„Wir ahnten, dass die Idylle nicht ewig bleibt“

21.11.2016, 20:33 Uhr
„Wir ahnten, dass die Idylle nicht ewig bleibt“

© Günter Distler

Noch ist es erstaunlich idyllisch am Wohnort von Gisela Nürnberger. Und das, obwohl ihr Haus direkt zwischen der Bahnlinie und dem Autobahnzubringer liegt. Doch noch schirmt ein dichter Wald die denkmalgeschützten Häuser aus den 30er Jahren vom Lärm ab.

Wenn es nach den Plänen der Stadt geht, soll sich das aber in etwa zwei Jahren grundlegend ändern: Entlang der Regensburger Straße soll nicht nur eine Niederlassung des schwedischen Möbelriesen Ikea entstehen, sondern auch Wohnungen für etwa 2700 Menschen.

Nürnbergers Haus steht dann im Innenhof eines Komplexes aus bis zu elfstöckigen Häusern: „Wir hatten ja immer geahnt, dass die Idylle nicht ewig währen wird“, meint sie. „Aber dass die Stadt ein solches Billig-Ghetto hier hinstellen will, kann ich nicht verstehen.“

„Wir wissen, dass die Stadt dringend Wohnraum sucht — aber für Zabo, das bisher etwa 8000 Einwohner hat, wird das schon eine immense Veränderung, die gut geplant werden muss“, meint der Vorsitzende des Vorstadtvereins Zabo, Daniel Gencev.
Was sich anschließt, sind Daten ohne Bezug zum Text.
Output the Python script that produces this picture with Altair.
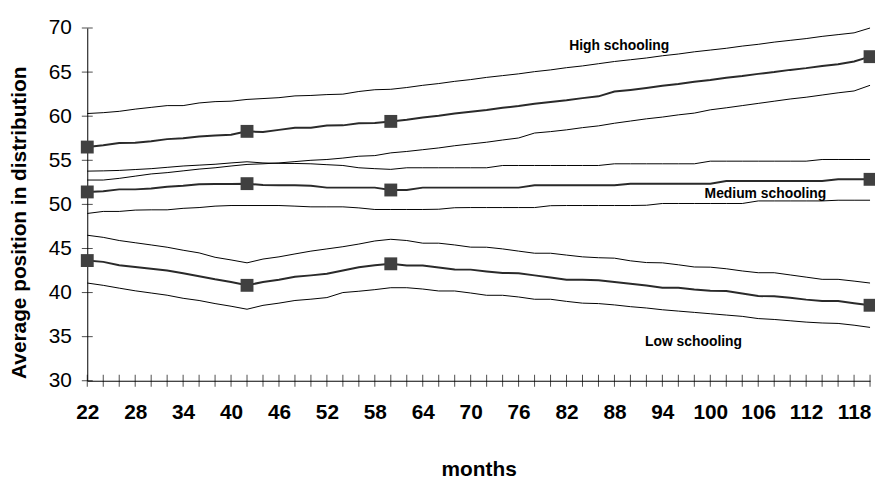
import altair as alt
import pandas as pd

# ---- data ----
months = [22, 24, 26, 28, 30, 32, 34, 36, 38, 40, 42, 44, 46, 48, 50, 52, 54, 56, 58, 60,
          62, 64, 66, 68, 70, 72, 74, 76, 78, 80, 82, 84, 86, 88, 90, 92, 94, 96, 98, 100,
          102, 104, 106, 108, 110, 112, 114, 116, 118, 120]
label_months = [22, 28, 34, 40, 46, 52, 58, 64, 70, 76, 82, 88, 94, 100, 106, 112, 118]
y_ticks = [30, 35, 40, 45, 50, 55, 60, 65, 70]
marker_months = [22, 42, 60, 120]

high_upper = [60.3, 60.4, 60.55, 60.8, 61.0, 61.2, 61.2, 61.5, 61.65, 61.7, 61.9, 62.0, 62.1, 62.3,
              62.35, 62.45, 62.5, 62.8, 63.0, 63.05, 63.25, 63.5, 63.7, 63.95, 64.15, 64.4, 64.6,
              64.8, 65.05, 65.25, 65.5, 65.7, 65.95, 66.2, 66.4, 66.6, 66.85, 67.05, 67.3, 67.5,
              67.7, 67.95, 68.15, 68.4, 68.6, 68.8, 69.05, 69.25, 69.45, 70.0]
high_mean = [56.5, 56.7, 56.95, 57.0, 57.15, 57.4, 57.5, 57.7, 57.8, 57.9, 58.28, 58.2, 58.45, 58.7,
             58.7, 58.95, 58.96, 59.2, 59.22, 59.41, 59.6, 59.85, 60.05, 60.3, 60.5, 60.7, 60.95,
             61.15, 61.4, 61.6, 61.8, 62.05, 62.25, 62.8, 62.98, 63.2, 63.45, 63.65, 63.9, 64.1,
             64.35, 64.55, 64.8, 65.0, 65.25, 65.45, 65.7, 65.9, 66.2, 66.75]
high_lower = [52.76, 52.76, 52.95, 53.2, 53.45, 53.6, 53.8, 54.0, 54.15, 54.35, 54.53, 54.6, 54.7,
              54.85, 55.0, 55.09, 55.25, 55.46, 55.53, 55.84, 56.0, 56.2, 56.4, 56.65, 56.85, 57.05,
              57.3, 57.53, 58.09, 58.25, 58.45, 58.7, 58.9, 59.2, 59.45, 59.7, 59.9, 60.15, 60.35,
              60.72, 60.95, 61.2, 61.45, 61.7, 61.95, 62.15, 62.4, 62.65, 62.86, 63.5]

med_upper = [53.77, 53.8, 53.85, 53.95, 54.05, 54.2, 54.35, 54.45, 54.55, 54.7, 54.83, 54.7, 54.65,
             54.64, 54.6, 54.5, 54.41, 54.15, 54.05, 53.97, 54.15, 54.15, 54.15, 54.15, 54.15, 54.15,
             54.41, 54.41, 54.41, 54.41, 54.41, 54.41, 54.41, 54.6, 54.6, 54.6, 54.6, 54.6, 54.6,
             54.9, 54.9, 54.9, 54.9, 54.9, 54.9, 54.9, 55.09, 55.09, 55.09, 55.09]
med_mean = [51.41, 51.5, 51.7, 51.7, 51.8, 52.0, 52.1, 52.27, 52.3, 52.3, 52.35, 52.2, 52.16, 52.16,
            52.1, 51.9, 51.9, 51.9, 51.9, 51.63, 51.63, 51.9, 51.9, 51.9, 51.9, 51.9, 51.9, 51.9,
            52.16, 52.16, 52.16, 52.16, 52.16, 52.16, 52.35, 52.35, 52.35, 52.35, 52.35, 52.35,
            52.65, 52.65, 52.65, 52.65, 52.65, 52.65, 52.65, 52.84, 52.84, 52.84]
med_lower = [48.97, 49.2, 49.2, 49.35, 49.38, 49.38, 49.55, 49.64, 49.8, 49.87, 49.87, 49.87, 49.87,
             49.8, 49.72, 49.72, 49.72, 49.6, 49.42, 49.42, 49.42, 49.42, 49.45, 49.62, 49.64, 49.64,
             49.64, 49.64, 49.64, 49.85, 49.87, 49.87, 49.87, 49.87, 49.87, 49.9, 50.1, 50.1, 50.1,
             50.1, 50.1, 50.1, 50.39, 50.39, 50.39, 50.39, 50.39, 50.47, 50.47, 50.47]

low_upper = [46.5, 46.26, 45.9, 45.65, 45.4, 45.14, 44.8, 44.5, 44.0, 43.7, 43.37, 43.8, 44.05, 44.38,
             44.7, 44.95, 45.2, 45.5, 45.85, 46.04, 45.9, 45.6, 45.6, 45.4, 45.15, 45.14, 44.95, 44.7,
             44.46, 44.46, 44.25, 44.05, 43.95, 43.9, 43.6, 43.4, 43.37, 43.15, 42.9, 42.88, 42.7,
             42.45, 42.25, 42.25, 42.0, 41.75, 41.5, 41.5, 41.3, 41.08]
low_mean = [43.63, 43.48, 43.1, 42.9, 42.7, 42.5, 42.2, 41.85, 41.5, 41.2, 40.82, 41.2, 41.45, 41.8,
            41.95, 42.13, 42.5, 42.88, 43.1, 43.26, 43.07, 43.07, 42.85, 42.62, 42.6, 42.4, 42.21,
            42.2, 41.95, 41.7, 41.46, 41.46, 41.4, 41.2, 41.0, 40.8, 40.55, 40.55, 40.35, 40.2,
            40.18, 39.9, 39.6, 39.58, 39.4, 39.2, 39.05, 39.05, 38.8, 38.56]
low_lower = [41.08, 40.82, 40.5, 40.2, 39.95, 39.7, 39.35, 39.1, 38.75, 38.45, 38.11, 38.55, 38.8,
             39.1, 39.25, 39.43, 40.0, 40.15, 40.33, 40.55, 40.55, 40.4, 40.18, 40.18, 39.95, 39.69,
             39.69, 39.5, 39.24, 39.24, 39.0, 38.8, 38.75, 38.6, 38.4, 38.25, 38.05, 37.9, 37.75,
             37.6, 37.45, 37.3, 37.05, 36.95, 36.8, 36.65, 36.55, 36.5, 36.3, 36.05]

ann_text = ["High schooling", "Medium schooling", "Low schooling"]
ann_x = [88.6, 106.9, 97.9]
ann_y = [67.9, 51.2, 34.4]

# ---- tables ----
series = [
    ("high_upper", high_upper, "band"), ("high_mean", high_mean, "mean"), ("high_lower", high_lower, "band"),
    ("med_upper", med_upper, "band"), ("med_mean", med_mean, "mean"), ("med_lower", med_lower, "band"),
    ("low_upper", low_upper, "band"), ("low_mean", low_mean, "mean"), ("low_lower", low_lower, "band"),
]
rows = []
for name, vals, kind in series:
    for m, v in zip(months, vals):
        rows.append({"month": m, "value": v, "series": name, "kind": kind,
                     "marker": m in marker_months})
df = pd.DataFrame(rows)
tick_df = pd.DataFrame({"month": months})
ytick_df = pd.DataFrame({"v": y_ticks})
ann_df = pd.DataFrame({"text": ann_text, "month": ann_x, "value": ann_y})

FONT = "Liberation Sans"
x_scale = alt.Scale(domain=[22, 120], nice=False, zero=False)
y_scale = alt.Scale(domain=[30, 70], nice=False, zero=False)

x_axis = alt.Axis(values=label_months, ticks=False, tickSize=0, grid=False,
                  labelFont=FONT, labelFontSize=21, labelFontWeight="bold", labelColor="black",
                  labelPadding=21, labelFlush=False, labelOverlap=False,
                  domainColor="black", domainWidth=1,
                  title="months", titleFont=FONT, titleFontSize=21, titleFontWeight="bold",
                  titleColor="black", titleY=90, titleBaseline="middle")
y_axis = alt.Axis(values=y_ticks, ticks=False, tickSize=0, grid=False,
                  labelFont=FONT, labelFontSize=21, labelColor="black", labelPadding=16,
                  labelFlush=False, labelOverlap=False,
                  domainColor="black", domainWidth=1,
                  title="Average position in distribution", titleFont=FONT, titleFontSize=21,
                  titleFontWeight="bold", titleColor="black", titleAngle=270,
                  titleX=-62, titleY=196, titleAlign="center", titleBaseline="alphabetic")

X = alt.X("month:Q", scale=x_scale, axis=x_axis)
Y = alt.Y("value:Q", scale=y_scale, axis=y_axis)

bands = alt.Chart(df).transform_filter("datum.kind == 'band'").mark_line(
    color="black", strokeWidth=1).encode(x=X, y=Y, detail="series:N")
means = alt.Chart(df).transform_filter("datum.kind == 'mean'").mark_line(
    color="#2a2a2a", strokeWidth=2).encode(x=X, y=Y, detail="series:N")
markers = alt.Chart(df).transform_filter("datum.kind == 'mean' && datum.marker").mark_point(
    shape="square", filled=True, size=169, color="#404040", opacity=1).encode(x=X, y=Y)

x_tick_marks = alt.Chart(tick_df).mark_tick(
    orient="vertical", size=12, thickness=1, color="black").encode(
    x=X, y=alt.datum(30))
y_tick_marks = alt.Chart(ytick_df).mark_tick(
    orient="horizontal", size=11, thickness=1, color="black").encode(
    x=alt.datum(22), y=alt.Y("v:Q", scale=y_scale, axis=y_axis))

labels = alt.Chart(ann_df).mark_text(
    font=FONT, fontSize=14, fontWeight="bold", color="black", align="center",
    baseline="middle").encode(x=X, y=Y, text="text:N")

chart = alt.layer(bands, means, x_tick_marks, y_tick_marks, markers, labels).properties(
    width=790, height=356,
    padding={"left": 80, "top": 18, "right": 5, "bottom": 100},
    autosize=alt.AutoSizeParams(type="none"),
).configure_view(stroke=None)

chart.save("out.html", embed_options={"renderer": "svg", "actions": False})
Zusammen mit der „Stadtbild-Initiative Nürnberg“, dem Bund Naturschutz und Bündnis 90/Die Grünen hat der Vorstadtverein zu einem Spaziergang entlang des Gebiets eingeladen. „Wir wollen den Wohnungsbau nicht blockieren“, betont Elmar Hönekopp von der Stadtbild-Initiative. „Aber wir wollen, dass erst mal ein stimmiges Gesamtkonzept gemacht wird.“

In welche Schule?

So sei noch völlig unklar, in welche Schule die Kinder der hier wohnenden Familien gehen können: „Die nächste ist die Viatis-Schule, die liegt jenseits der Regensburger Straße — und ist bereits überfüllt.“

„Weniger ist mehr“, meint auch Stadtplanerin Brigitte Sesselmann. „Wenn man das Gebiet ähnlich wie in der Pastoriussiedlung — also mit etwa 270 statt knapp 400 Wohnungen — bebauen würde, wäre mehr Luft.“

Bei Baureferent Daniel Ulrich stießen die Kritiker bisher auf Ablehnung, erzählt Hönekopp: „Der sagte, dass dauert eh lange und wir sollten uns lieber um Denkmäler kümmern.“

Dabei sind die Häuser hier ja historische Stätten: Das heutige August-Meier-Heim wurde in den 30er Jahren von Albert Speer als Unterkunft für die Bauarbeiter am Reichsparteitagsgelände gebaut — und muss inzwischen dringend erweitert werden, da die Unterbringung der Bewohner nicht mehr zeitgemäß ist.

Auch ein Verkauf ist seitens der Stadt angedacht. „Hier könnten wir uns eine Jugendbegegnungsstätte vorstellen, als Teil eines Gesamtkonzepts für das ehemalige Reichsparteitagsgelände“, meint Sesselmann. Der Spaziergang geht noch weiter — über die Flüchtlingsunterkunft und das Ritzmann-Kollektiv bis zum geplanten Ikea-Standort.

„Das Gebiet neu zu gestalten, hat viel Potenzial — aber auch viele Herausforderungen“, fasst Elmar Hönekopp zusammen. „Es braucht auf jeden Fall ein Gesamtkonzept, das Natur- und Denkmalschutz ebenso bedenkt wie eine vernünftige Verkehrsanbindung des Quartiers.“

Damit auch andere die Möglichkeit haben, das Gebiet in seinem jetzigen Zustand kennenzulernen, macht die Stadtbild-Initiative am Samstag und Sonntag, 10. und 11. Dezember, zwei weitere Führungen. Start ist jeweils um 14 Uhr an der Kreuzung Regensburger-/Hans-Kalb-Straße.